Instructions for the task: Exactly retype the lines from the top of the data through the line containing "a_ECG = [0.95, 1.15, 1.15, 1.24]", leaving out every picture.
⟨
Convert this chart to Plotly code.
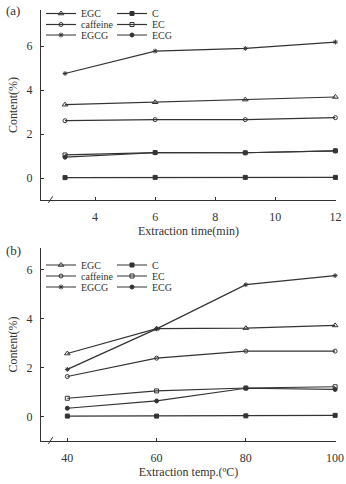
import plotly.graph_objects as go

# ---- data ----
time_min = [3, 6, 9, 12]
a_EGC = [3.34, 3.45, 3.57, 3.69]
a_C = [0.02, 0.03, 0.03, 0.03]
a_caffeine = [2.61, 2.66, 2.66, 2.75]
a_EC = [1.05, 1.16, 1.15, 1.24]
a_EGCG = [4.76, 5.78, 5.90, 6.19]
a_ECG = [0.95, 1.15, 1.15, 1.24]

temp_c = [40, 60, 80, 100]
b_EGC = [2.58, 3.60, 3.62, 3.73]
b_C = [0.02, 0.02, 0.03, 0.05]
b_caffeine = [1.64, 2.39, 2.68, 2.68]
b_EC = [0.75, 1.05, 1.17, 1.22]
b_EGCG = [1.93, 3.59, 5.40, 5.77]
b_ECG = [0.34, 0.64, 1.16, 1.11]

y_ticks = [0, 2, 4, 6]
names = ["EGC", "C", "caffeine", "EC", "EGCG", "ECG"]

FONT = "Liberation Serif, Times New Roman, serif"
INK = "#333333"

styles = {
    "EGC": dict(symbol="triangle-up-open", size=5),
    "C": dict(symbol="square", size=4),
    "caffeine": dict(symbol="circle-open", size=4),
    "EC": dict(symbol="square-open", size=4),
    "EGCG": dict(symbol="asterisk-open", size=4),
    "ECG": dict(symbol="circle", size=4),
}

W, H = 346, 484
ml, mr, mt, mb = 41, 10, 10, 43
ph = H - mt - mb
pw = W - ml - mr

def py(pix):
    return (H - mb - pix) / ph

def px(pix):
    return (pix - ml) / pw

fig = go.Figure()
legends = {}
leg_count = [0]

def add_panel(x, series, xa, ya, row_y):
    for i, name in enumerate(names):
        st = styles[name]
        leg_count[0] += 1
        lid = "legend" if leg_count[0] == 1 else f"legend{leg_count[0]}"
        col, row = i % 2, i // 2
        legends[lid] = dict(
            x=px(41 if col == 0 else 112), y=py(row_y[row]),
            xanchor="left", yanchor="middle",
            bgcolor="rgba(0,0,0,0)", borderwidth=0,
            font=dict(family=FONT, size=10, color=INK),
        )
        fig.add_trace(go.Scatter(
            x=x, y=series[name], name=name, mode="lines+markers",
            line=dict(color=INK, width=1.2),
            marker=dict(symbol=st["symbol"], size=st["size"], color=INK,
                        line=dict(color=INK, width=1)),
            xaxis=xa, yaxis=ya, cliponaxis=False, legend=lid,
        ))

add_panel(time_min, {"EGC": a_EGC, "C": a_C, "caffeine": a_caffeine, "EC": a_EC,
                     "EGCG": a_EGCG, "ECG": a_ECG}, "x", "y", [13.5, 24.5, 35])
add_panel(temp_c, {"EGC": b_EGC, "C": b_C, "caffeine": b_caffeine, "EC": b_EC,
                   "EGCG": b_EGCG, "ECG": b_ECG}, "x2", "y2", [265, 276, 287])

ax_common = dict(showline=True, linecolor=INK, linewidth=1, showgrid=False,
                 zeroline=False, ticks="inside", ticklen=3, tickcolor=INK,
                 ticklabeloverflow="allow",
                 tickfont=dict(family=FONT, size=12, color=INK))

fig.update_layout(
    width=W, height=H, margin=dict(l=ml, r=mr, t=mt, b=mb, autoexpand=False),
    paper_bgcolor="white", plot_bgcolor="white",
    font=dict(family=FONT, color=INK),
    xaxis=dict(ax_common, range=[2.2, 12.02], tickvals=[4, 6, 8, 10, 12],
               anchor="y", ticklabelstandoff=6,
               title=dict(text="Extraction time(min)", font=dict(family=FONT, size=12, color=INK),
                          standoff=2)),
    yaxis=dict(ax_common, range=[-1, 7.65], tickvals=y_ticks, domain=[py(200), 1],
               anchor="x", ticklabelstandoff=5,
               title=dict(text="Content(%)", font=dict(family=FONT, size=12, color=INK),
                          standoff=6)),
    xaxis2=dict(ax_common, range=[34.1, 100.2], tickvals=[40, 60, 80, 100],
                anchor="y2", ticklabelstandoff=6,
                title=dict(text="Extraction temp.(ºC)", font=dict(family=FONT, size=12, color=INK),
                           standoff=2)),
    yaxis2=dict(ax_common, range=[-1, 6.9], tickvals=y_ticks, domain=[0, py(248)],
                anchor="x2", ticklabelstandoff=5,
                title=dict(text="Content(%)", font=dict(family=FONT, size=12, color=INK),
                           standoff=6)),
    showlegend=True,
    **legends,
)

# panel labels
fig.add_annotation(text="(a)", xref="paper", yref="paper", x=px(4), y=py(10),
                   xanchor="left", yanchor="middle", showarrow=False,
                   font=dict(family=FONT, size=13, color=INK))
fig.add_annotation(text="(b)", xref="paper", yref="paper", x=px(4), y=py(251),
                   xanchor="left", yanchor="middle", showarrow=False,
                   font=dict(family=FONT, size=13, color=INK))

# axis break marks
for xr, yr in [("x domain", "y domain"), ("x2 domain", "y2 domain")]:
    fig.add_shape(type="line", xref=xr, yref=yr, x0=0.025, x1=0.04, y0=-0.015, y1=0.02,
                  line=dict(color=INK, width=1))

fig.write_html("out.html")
⟩
Complete answer:
Convert this chart to Plotly code.
import plotly.graph_objects as go

# ---- data ----
time_min = [3, 6, 9, 12]
a_EGC = [3.34, 3.45, 3.57, 3.69]
a_C = [0.02, 0.03, 0.03, 0.03]
a_caffeine = [2.61, 2.66, 2.66, 2.75]
a_EC = [1.05, 1.16, 1.15, 1.24]
a_EGCG = [4.76, 5.78, 5.90, 6.19]
a_ECG = [0.95, 1.15, 1.15, 1.24]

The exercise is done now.